**** DATASET ****

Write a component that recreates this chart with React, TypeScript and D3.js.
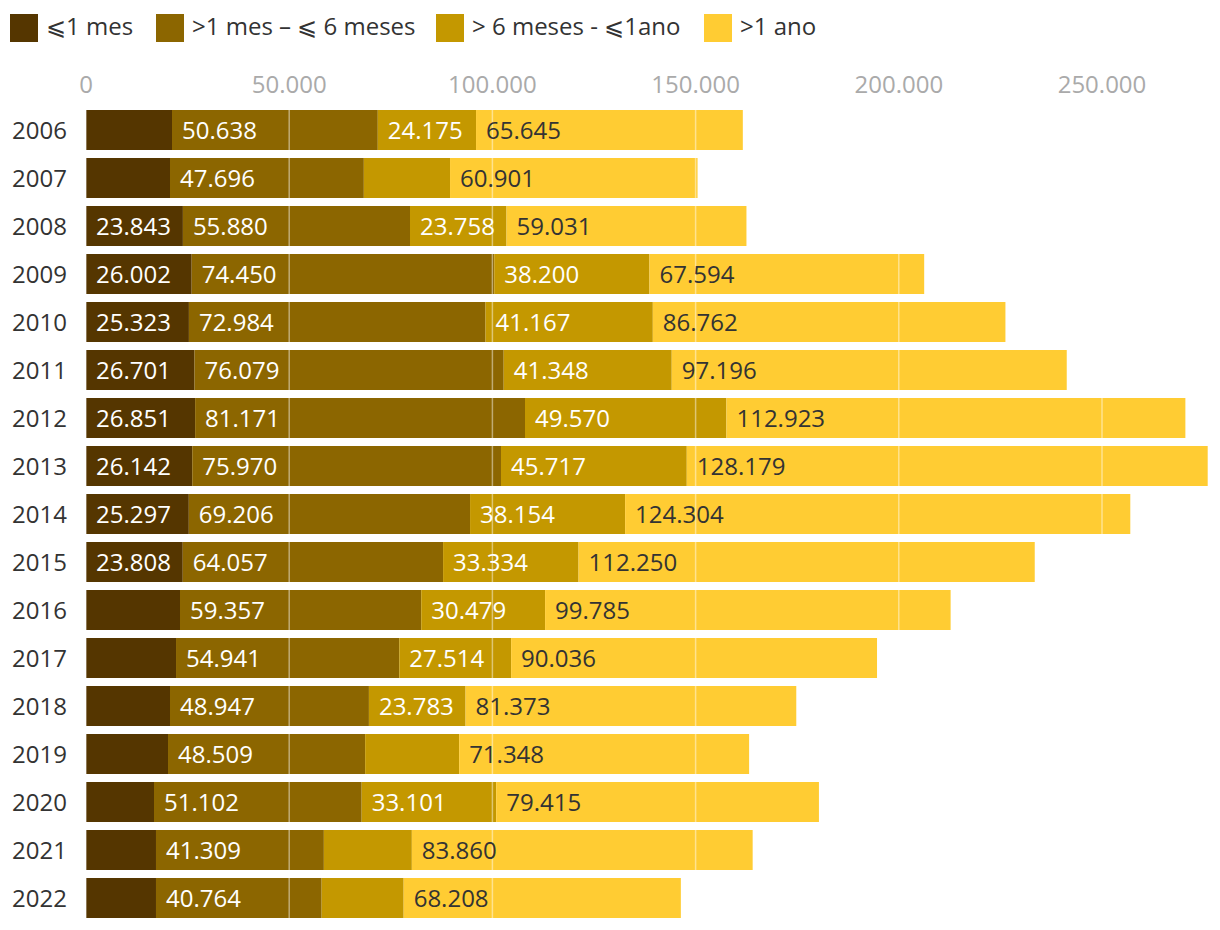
import React from "react";
import * as d3 from "d3";

const years = ["2006","2007","2008","2009","2010","2011","2012","2013","2014","2015","2016","2017","2018","2019","2020","2021","2022"];
const upTo1Month = [21160,20670,23843,26002,25323,26701,26851,26142,25297,23808,23130,22150,20670,20180,16730,17220,17220];
const oneToSixMonths = [50638,47696,55880,74450,72984,76079,81171,75970,69206,64057,59357,54941,48947,48509,51102,41309,40764];
const sixMonthsToYear = [24175,21210,23758,38200,41167,41348,49570,45717,38154,33334,30479,27514,23783,23130,33101,21650,20180];
const overOneYear = [65645,60901,59031,67594,86762,97196,112923,128179,124304,112250,99785,90036,81373,71348,79415,83860,68208];
const seriesNames = ["⩽1 mes", ">1 mes – ⩽ 6 meses", "> 6 meses - ⩽1ano", ">1 ano"];
const seriesColors = ["#553600", "#8c6600", "#c49800", "#ffcc33"];
const labelColors = ["#ffffff", "#ffffff", "#ffffff", "#333333"];
const xTicks = [0, 50000, 100000, 150000, 200000, 250000];
const legendX = [10, 156, 436, 704];
const labelThreshold = 23500;

const fmt = (v: number) => d3.format(",")(v).replace(/,/g, ".");

export default function App() {
  const width = 1220, height = 930;
  const font = "'Open Sans', sans-serif";
  const fs = 24;
  const x = d3.scaleLinear().domain([0, 250000]).range([86, 1102]);
  const y = d3.scaleBand().domain(years).range([106, 922]).paddingInner(8 / 48).paddingOuter(4 / 48);
  const allSeries = [upTo1Month, oneToSixMonths, sixMonthsToYear, overOneYear];
  const rows = years.map((yr, i) => {
    const vals = allSeries.map(s => s[i]);
    let acc = 0;
    return { yr, segs: vals.map((v, k) => { const s = { k, v, x0: acc, x1: acc + v }; acc += v; return s; }) };
  });
  return (
    <svg width={width} height={height} style={{ display: "block", position: "absolute", left: 0, top: 0 }} fontFamily={font}>
      {seriesNames.map((n, k) => (
        <g key={n}>
          <rect x={legendX[k]} y={14} width={28} height={28} fill={seriesColors[k]} />
          <text x={legendX[k] + 36} y={35} fontSize={fs} fill="#333">{n}</text>
        </g>
      ))}
      {xTicks.map(t => (
        <text key={t} x={x(t)} y={93} fontSize={fs} fill="#aaaaaa" textAnchor="middle">{fmt(t)}</text>
      ))}
      {rows.map(r => (
        <g key={r.yr}>
          <text x={67} y={(y(r.yr) as number) + y.bandwidth() / 2 + 8.5} fontSize={fs} fill="#333" textAnchor="end">{r.yr}</text>
          {r.segs.map(s => (
            <rect key={s.k} x={x(s.x0)} y={y(r.yr)} width={x(s.x1) - x(s.x0)} height={y.bandwidth()} fill={seriesColors[s.k]} />
          ))}
        </g>
      ))}
      {xTicks.map(t => (
        <line key={"g" + t} x1={x(t)} x2={x(t)} y1={106} y2={922} stroke="#ffffff" strokeOpacity={0.45} strokeWidth={1.5} />
      ))}
      {rows.map(r => (
        <g key={"l" + r.yr}>
          {r.segs.filter(s => s.v >= labelThreshold).map(s => (
            <text key={s.k} x={x(s.x0) + 10} y={(y(r.yr) as number) + y.bandwidth() / 2 + 8.5} fontSize={fs} fill={labelColors[s.k]}>{fmt(s.v)}</text>
          ))}
        </g>
      ))}
    </svg>
  );
}
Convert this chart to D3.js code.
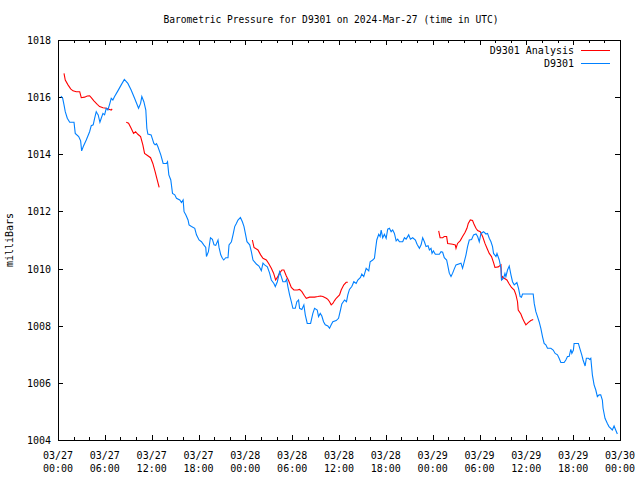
<!DOCTYPE html>
<html><head><meta charset="utf-8">
<script src="https://cdn.jsdelivr.net/npm/d3@7"></script>
<style>
body{margin:0;background:#fff;}
svg{display:block;}
text{font-family:"DejaVu Sans Mono","Liberation Mono",monospace;font-size:10px;fill:#000;}
</style></head>
<body>
<svg id="chart" width="640" height="480"></svg>
<script>
// ---- data (hours since 2024-03-27 00:00 UTC, pressure in mbar) ----
const titleText = "Barometric Pressure for D9301 on 2024-Mar-27 (time in UTC)";
const yLabel = "milliBars";
const seriesNames = ["D9301 Analysis", "D9301"];
const yTicks = [1004, 1006, 1008, 1010, 1012, 1014, 1016, 1018];

const obsHours = [0.38,0.60,0.77,0.93,1.19,1.50,2.05,2.21,2.65,2.90,3.03,3.24,3.62,4.05,4.26,4.51,4.69,4.90,5.03,5.15,5.37,5.54,5.76,5.97,6.18,6.39,6.61,6.82,7.03,7.25,7.67,8.10,8.50,8.95,9.37,9.81,10.32,10.58,10.74,11.00,11.25,11.38,11.51,11.93,12.28,12.44,12.62,12.79,13.17,13.47,13.90,14.03,14.20,14.45,14.67,14.96,15.18,15.60,15.82,16.03,16.15,16.37,16.66,16.79,17.10,17.52,17.74,18.07,18.38,18.67,18.93,19.02,19.27,19.53,19.78,19.99,20.21,20.50,20.63,20.85,21.06,21.23,21.49,21.78,21.91,22.22,22.42,22.64,22.85,23.06,23.37,23.62,23.83,24.04,24.21,24.56,24.77,24.98,25.41,25.74,26.05,26.26,26.47,26.82,27.11,27.33,27.66,27.84,28.10,28.39,28.61,28.81,29.12,29.29,29.45,29.67,29.89,30.09,30.40,30.60,30.82,30.95,31.24,31.50,31.68,31.93,32.36,32.65,32.87,33.21,33.38,33.60,33.80,34.02,34.24,34.57,34.79,35.00,35.21,35.64,35.94,36.19,36.36,36.71,36.96,37.13,37.34,37.64,37.90,38.20,38.41,38.75,38.92,39.17,39.48,39.81,39.99,40.32,40.54,40.67,40.84,41.09,41.27,41.40,41.60,41.82,42.04,42.24,42.46,42.68,42.88,43.10,43.32,43.52,43.74,44.16,44.38,44.60,44.93,45.15,45.44,45.79,46.00,46.30,46.52,46.72,46.94,47.15,47.41,47.58,47.79,47.92,48.09,48.34,48.86,49.07,49.28,49.49,49.79,49.92,50.13,50.35,50.56,50.77,50.99,51.63,51.83,52.05,52.27,52.47,52.69,52.99,53.24,53.55,53.76,53.97,54.19,54.52,54.83,55.03,55.25,55.47,55.67,55.80,56.11,56.24,56.53,56.75,56.82,57.08,57.26,57.38,57.59,57.81,58.03,58.23,58.45,58.79,59.00,59.21,59.38,59.51,60.88,61.01,61.22,61.43,61.64,61.86,62.07,62.28,62.50,62.71,63.14,63.44,63.69,63.99,64.20,64.42,64.84,65.06,65.27,65.48,65.70,65.83,66.03,66.12,66.67,66.85,67.10,67.27,67.53,67.69,67.95,68.13,68.26,68.46,68.68,68.90,69.10,69.32,69.53,69.74,69.83,70.08,70.38,70.59,71.02,71.24,71.45,71.66];
const obsMbar = [1016.04,1015.96,1015.73,1015.49,1015.26,1015.12,1015.12,1014.73,1014.62,1014.47,1014.12,1014.27,1014.50,1014.79,1015.00,1015.03,1015.26,1015.49,1015.43,1015.38,1015.12,1015.26,1015.43,1015.38,1015.61,1015.55,1015.75,1015.96,1015.90,1016.02,1016.22,1016.43,1016.62,1016.48,1016.25,1015.96,1015.61,1015.78,1016.02,1015.84,1015.55,1014.91,1014.71,1014.68,1014.38,1014.33,1014.37,1014.27,1013.98,1013.68,1013.68,1013.74,1013.28,1013.10,1012.63,1012.58,1012.46,1012.40,1012.31,1012.40,1011.99,1011.88,1011.70,1011.53,1011.47,1011.41,1011.18,1011.00,1010.94,1010.83,1010.74,1010.42,1010.59,1011.08,1011.02,1010.83,1010.81,1011.00,1010.74,1010.48,1010.36,1010.30,1010.38,1010.38,1010.83,1010.94,1011.18,1011.47,1011.58,1011.70,1011.79,1011.64,1011.47,1011.18,1010.94,1010.83,1010.59,1010.30,1010.16,1010.09,1009.93,1010.19,1010.13,1010.06,1009.84,1009.60,1009.48,1009.37,1009.54,1009.89,1009.72,1009.54,1009.54,1009.62,1009.37,1009.08,1008.84,1008.61,1008.61,1008.84,1008.90,1008.61,1008.57,1008.73,1008.38,1008.08,1008.08,1008.43,1008.61,1008.55,1008.32,1008.43,1008.34,1008.14,1008.03,1007.99,1007.91,1008.03,1008.14,1008.18,1008.26,1008.55,1008.76,1008.90,1008.84,1009.08,1009.27,1009.37,1009.54,1009.48,1009.60,1009.69,1009.81,1009.72,1010.01,1009.92,1010.24,1010.30,1010.36,1010.65,1011.00,1011.20,1011.12,1011.35,1011.08,1011.20,1011.06,1011.38,1011.41,1011.29,1011.35,1011.23,1010.97,1011.03,1010.94,1010.94,1011.08,1011.03,1011.18,1011.03,1011.08,1011.00,1010.85,1010.71,1010.83,1011.08,1010.94,1010.77,1010.80,1010.65,1010.71,1010.53,1010.62,1010.50,1010.50,1010.59,1010.57,1010.38,1010.30,1010.13,1009.84,1009.72,1009.84,1009.99,1010.13,1010.19,1010.01,1010.24,1010.48,1010.77,1011.00,1011.02,1011.18,1011.21,1011.12,1010.94,1011.23,1011.29,1011.21,1011.23,1011.06,1010.94,1010.77,1010.53,1010.42,1010.53,1010.30,1010.01,1009.60,1009.66,1009.83,1009.72,1009.95,1010.09,1009.78,1009.54,1009.43,1009.51,1009.31,1009.02,1009.00,1009.11,1009.11,1008.78,1008.49,1008.32,1008.14,1007.91,1007.62,1007.38,1007.33,1007.21,1007.21,1007.15,1007.03,1006.98,1006.86,1006.71,1006.71,1006.80,1006.92,1006.92,1007.17,1007.03,1007.15,1007.38,1007.38,1007.21,1006.98,1006.80,1006.59,1006.86,1006.86,1006.82,1006.86,1006.28,1005.93,1005.75,1005.52,1005.58,1005.58,1005.40,1005.11,1004.76,1004.58,1004.47,1004.35,1004.49,1004.35,1004.21];

// analysis series: null marks a gap between runs
const anaHours = [0.77,0.93,1.28,1.62,1.92,2.34,2.78,2.98,3.41,3.75,4.05,4.26,4.60,5.03,5.33,5.76,6.18,6.61,6.82,6.94,
  null,
  8.74,9.04,9.37,9.68,9.94,10.23,10.58,10.87,11.09,11.51,11.86,12.15,12.44,12.66,12.96,
  null,
  24.90,25.11,25.62,25.96,26.26,26.69,26.99,27.33,27.62,27.88,28.10,28.39,28.69,28.94,29.25,29.54,29.89,30.22,30.66,30.95,31.24,31.59,31.81,32.23,32.87,33.29,33.64,33.93,34.37,34.57,34.79,35.00,35.21,35.43,35.64,36.07,36.28,36.62,36.92,37.13,
  null,
  48.77,48.95,49.28,49.49,49.79,49.92,50.35,50.56,50.90,50.99,51.19,51.54,51.83,52.14,52.39,52.56,52.82,53.11,53.33,53.55,53.76,54.10,54.40,54.70,54.96,55.25,55.54,55.80,55.98,56.40,56.75,56.82,56.95,57.17,57.51,57.81,58.10,58.45,58.67,58.87,58.96,59.30,59.51,59.73,59.94,60.24,60.58,60.88];
const anaMbar = [1016.83,1016.60,1016.43,1016.29,1016.22,1016.19,1016.19,1015.98,1016.00,1016.04,1016.05,1015.98,1015.87,1015.75,1015.67,1015.63,1015.61,1015.57,1015.55,1015.59,
  null,
  1015.12,1015.09,1014.91,1014.73,1014.79,1014.70,1014.62,1014.33,1014.03,1013.95,1013.88,1013.68,1013.39,1013.16,1012.84,
  null,
  1011.00,1010.74,1010.65,1010.48,1010.36,1010.30,1010.18,1010.01,1009.84,1009.60,1009.69,1009.84,1009.95,1009.95,1009.74,1009.58,1009.34,1009.25,1009.25,1009.27,1009.19,1009.04,1008.96,1009.00,1009.00,1009.02,1009.04,1009.02,1008.96,1008.92,1008.84,1008.73,1008.78,1008.88,1008.96,1009.08,1009.25,1009.43,1009.52,1009.52,
  null,
  1011.32,1011.08,1011.08,1011.12,1011.12,1010.88,1010.86,1010.85,1010.83,1010.71,1010.88,1010.98,1011.12,1011.26,1011.41,1011.58,1011.70,1011.68,1011.53,1011.41,1011.33,1011.29,1011.12,1010.88,1010.71,1010.53,1010.42,1010.21,1010.04,1010.06,1010.13,1009.60,1009.72,1009.66,1009.60,1009.46,1009.34,1009.25,1009.08,1008.84,1008.55,1008.41,1008.26,1008.14,1008.03,1008.11,1008.18,1008.22];

// ---- drawing ----
const W = 640, H = 480;
const m = {left: 58, right: 620, top: 40, bottom: 440};
const t0 = Date.UTC(2024, 2, 27);
const toDate = h => new Date(t0 + h * 3600000);

const x = d3.scaleUtc().domain([toDate(0), toDate(72)]).range([m.left, m.right]);
const y = d3.scaleLinear().domain([1004, 1018]).range([m.bottom, m.top]);

const svg = d3.select("#chart");
svg.append("rect").attr("width", W).attr("height", H).attr("fill", "#fff");

const crisp = v => Math.round(v) + 0.5;

// ticks (inward) on all four sides
const gT = svg.append("g").attr("stroke", "#000").attr("stroke-width", 1).attr("shape-rendering", "crispEdges");
const minorT = x.ticks(d3.utcHour.every(2));
minorT.forEach(d => {
  const major = d.getUTCHours() % 6 === 0;
  const len = major ? 5 : 3;
  const px = crisp(x(d));
  gT.append("line").attr("x1", px).attr("x2", px).attr("y1", m.bottom).attr("y2", m.bottom - len);
  gT.append("line").attr("x1", px).attr("x2", px).attr("y1", m.top).attr("y2", m.top + len);
});
yTicks.forEach(v => {
  const py = crisp(y(v));
  gT.append("line").attr("x1", m.left).attr("x2", m.left + 5).attr("y1", py).attr("y2", py);
  gT.append("line").attr("x1", m.right).attr("x2", m.right - 5).attr("y1", py).attr("y2", py);
});

// y tick labels
svg.append("g").selectAll("text").data(yTicks).join("text")
  .attr("x", m.left - 7).attr("y", d => y(d) + 4)
  .attr("text-anchor", "end").text(d => d);

// x tick labels
const majorT = x.ticks(d3.utcHour.every(6));
const fDay = d3.utcFormat("%m/%d"), fHr = d3.utcFormat("%H:%M");
const xl = svg.append("g").selectAll("g").data(majorT).join("g");
xl.append("text").attr("x", d => x(d)).attr("y", 459).attr("text-anchor", "middle").text(d => fDay(d));
xl.append("text").attr("x", d => x(d)).attr("y", 472).attr("text-anchor", "middle").text(d => fHr(d));

// frame
svg.append("rect").attr("x", m.left + 0.5).attr("y", m.top + 0.5)
  .attr("width", m.right - m.left).attr("height", m.bottom - m.top)
  .attr("fill", "none").attr("stroke", "#000").attr("shape-rendering", "crispEdges");

// title and y label
svg.append("text").attr("x", 331).attr("y", 23).attr("text-anchor", "middle")
  .style("font-size", "9.6px").text(titleText);
svg.append("text").attr("transform", "translate(13,240) rotate(-90)").attr("text-anchor", "middle").text(yLabel);

// lines
const line = d3.line()
  .defined(d => d[0] !== null && d[1] !== null)
  .x(d => x(toDate(d[0]))).y(d => y(d[1]));

const anaData = anaHours.map((h, i) => [h, anaMbar[i]]);
const obsData = obsHours.map((h, i) => [h, obsMbar[i]]);
const colors = ["#ff0000", "#0080ff"];

svg.append("path").datum(anaData).attr("d", line)
  .attr("fill", "none").attr("stroke", colors[0]).attr("stroke-width", 1.1);
svg.append("path").datum(obsData).attr("d", line)
  .attr("fill", "none").attr("stroke", colors[1]).attr("stroke-width", 1.1);

// legend
const lg = svg.append("g");
seriesNames.forEach((name, i) => {
  const ly = 50 + i * 13;
  lg.append("text").attr("x", 574).attr("y", ly + 4).attr("text-anchor", "end").text(name);
  lg.append("line").attr("x1", 581).attr("x2", 610).attr("y1", ly + 0.5).attr("y2", ly + 0.5)
    .attr("stroke", colors[i]).attr("stroke-width", 1).attr("shape-rendering", "crispEdges");
});
</script>
</body></html>
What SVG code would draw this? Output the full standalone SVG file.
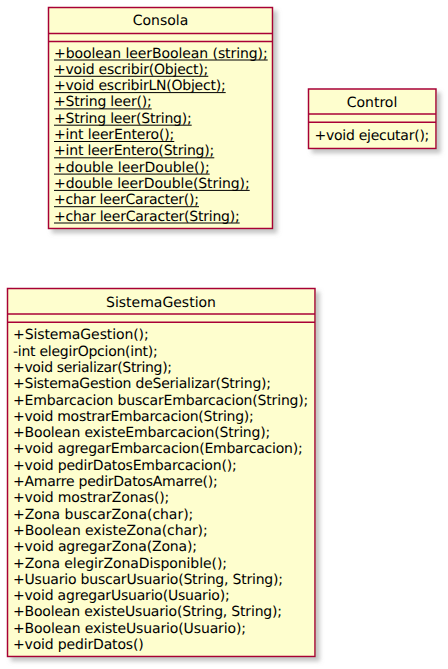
<svg xmlns="http://www.w3.org/2000/svg" width="448" height="669" viewBox="0 0 448 669">
<defs>
<filter id="sh" x="-10%" y="-10%" width="130%" height="130%">
<feGaussianBlur in="SourceAlpha" stdDeviation="2"/>
<feOffset dx="4" dy="4" result="b"/>
<feColorMatrix in="b" type="matrix" values="0 0 0 0 0.3 0 0 0 0 0.3 0 0 0 0 0.3 0 0 0 0.55 0"/>
<feMerge><feMergeNode/><feMergeNode in="SourceGraphic"/></feMerge>
</filter>
<style>
.box{fill:#FEFECE;stroke:#A80036;stroke-width:1.5;filter:url(#sh)}
.sep{stroke:#A80036;stroke-width:1.5}
.ul{stroke:#000;stroke-width:1}
text{font-family:"DejaVu Sans","Liberation Sans",sans-serif;font-size:14px;fill:#000;text-rendering:geometricPrecision}
.t{text-anchor:middle}
</style>
</defs>
<rect width="448" height="669" fill="#FFFFFF"/>
<g id="Consola">
<rect class="box" x="48.5" y="7.5" width="224" height="221"/>
<text class="t" x="160.5" y="25">Consola</text>
<line class="sep" x1="48.5" y1="33.5" x2="272.5" y2="33.5"/>
<line class="sep" x1="48.5" y1="41.5" x2="272.5" y2="41.5"/>
<text x="54" y="57.5" textLength="213.7">+boolean leerBoolean (string);</text>
<text x="54" y="73.8" textLength="154.3">+void escribir(Object);</text>
<text x="54" y="90.1" textLength="171.7">+void escribirLN(Object);</text>
<text x="54" y="106.4" textLength="97.7">+String leer();</text>
<text x="54" y="122.7" textLength="137.7">+String leer(String);</text>
<text x="54" y="139" textLength="120.3">+int leerEntero();</text>
<text x="54" y="155.3" textLength="160.3">+int leerEntero(String);</text>
<text x="54" y="171.6" textLength="155.7">+double leerDouble();</text>
<text x="54" y="187.9" textLength="195.7">+double leerDouble(String);</text>
<text x="54" y="204.2" textLength="145">+char leerCaracter();</text>
<text x="54" y="220.5" textLength="185.7">+char leerCaracter(String);</text>
<g class="ul">
<line x1="54" y1="60" x2="267.7" y2="60"/>
<line x1="54" y1="76.3" x2="208.3" y2="76.3"/>
<line x1="54" y1="92.6" x2="225.7" y2="92.6"/>
<line x1="54" y1="108.9" x2="151.7" y2="108.9"/>
<line x1="54" y1="125.2" x2="191.7" y2="125.2"/>
<line x1="54" y1="141.5" x2="174.3" y2="141.5"/>
<line x1="54" y1="157.8" x2="214.3" y2="157.8"/>
<line x1="54" y1="174.1" x2="209.7" y2="174.1"/>
<line x1="54" y1="190.4" x2="249.7" y2="190.4"/>
<line x1="54" y1="206.7" x2="199" y2="206.7"/>
<line x1="54" y1="223" x2="239.7" y2="223"/>
</g>
</g>
<g id="Control">
<rect class="box" x="308.5" y="89" width="127.5" height="59.5"/>
<text class="t" x="372" y="106.7">Control</text>
<line class="sep" x1="308.5" y1="114" x2="436" y2="114"/>
<line class="sep" x1="308.5" y1="122.3" x2="436" y2="122.3"/>
<text x="314.5" y="140" textLength="114.8">+void ejecutar();</text>
</g>
<g id="SistemaGestion">
<rect class="box" x="7.5" y="288.5" width="307.5" height="368"/>
<text class="t" x="161" y="306.7">SistemaGestion</text>
<line class="sep" x1="7.5" y1="314" x2="315" y2="314"/>
<line class="sep" x1="7.5" y1="322.3" x2="315" y2="322.3"/>
<text x="13" y="339.3" textLength="135.7">+SistemaGestion();</text>
<text x="13" y="355.6" textLength="144.7">-int elegirOpcion(int);</text>
<text x="13" y="371.9" textLength="159">+void serializar(String);</text>
<text x="13" y="388.2" textLength="258">+SistemaGestion deSerializar(String);</text>
<text x="13" y="404.5" textLength="295.3">+Embarcacion buscarEmbarcacion(String);</text>
<text x="13" y="420.8" textLength="240.7">+void mostrarEmbarcacion(String);</text>
<text x="13" y="437.1" textLength="257.3">+Boolean existeEmbarcacion(String);</text>
<text x="13" y="453.4" textLength="289.7">+void agregarEmbarcacion(Embarcacion);</text>
<text x="13" y="469.7" textLength="223.7">+void pedirDatosEmbarcacion();</text>
<text x="13" y="486" textLength="204.7">+Amarre pedirDatosAmarre();</text>
<text x="13" y="502.3" textLength="156.3">+void mostrarZonas();</text>
<text x="13" y="518.6" textLength="180.3">+Zona buscarZona(char);</text>
<text x="13" y="534.9" textLength="194.7">+Boolean existeZona(char);</text>
<text x="13" y="551.2" textLength="184">+void agregarZona(Zona);</text>
<text x="13" y="567.5" textLength="214">+Zona elegirZonaDisponible();</text>
<text x="13" y="583.8" textLength="270">+Usuario buscarUsuario(String, String);</text>
<text x="13" y="600.1" textLength="216.7">+void agregarUsuario(Usuario);</text>
<text x="13" y="616.4" textLength="269">+Boolean existeUsuario(String, String);</text>
<text x="13" y="632.7" textLength="233">+Boolean existeUsuario(Usuario);</text>
<text x="13" y="649" textLength="130.7">+void pedirDatos()</text>
</g>
<g id="connectors"></g>
</svg>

****

▶ THE EXERCISE:
Leave out the pictures and restate, word for word, the lines from the top of the data through the line containing "import * as", both included.

▶ OUTPUT FOR THIS EXERCISE:
Write a component that recreates this chart with React, TypeScript and D3.js.
import React from "react";
import * as d3 from "d3";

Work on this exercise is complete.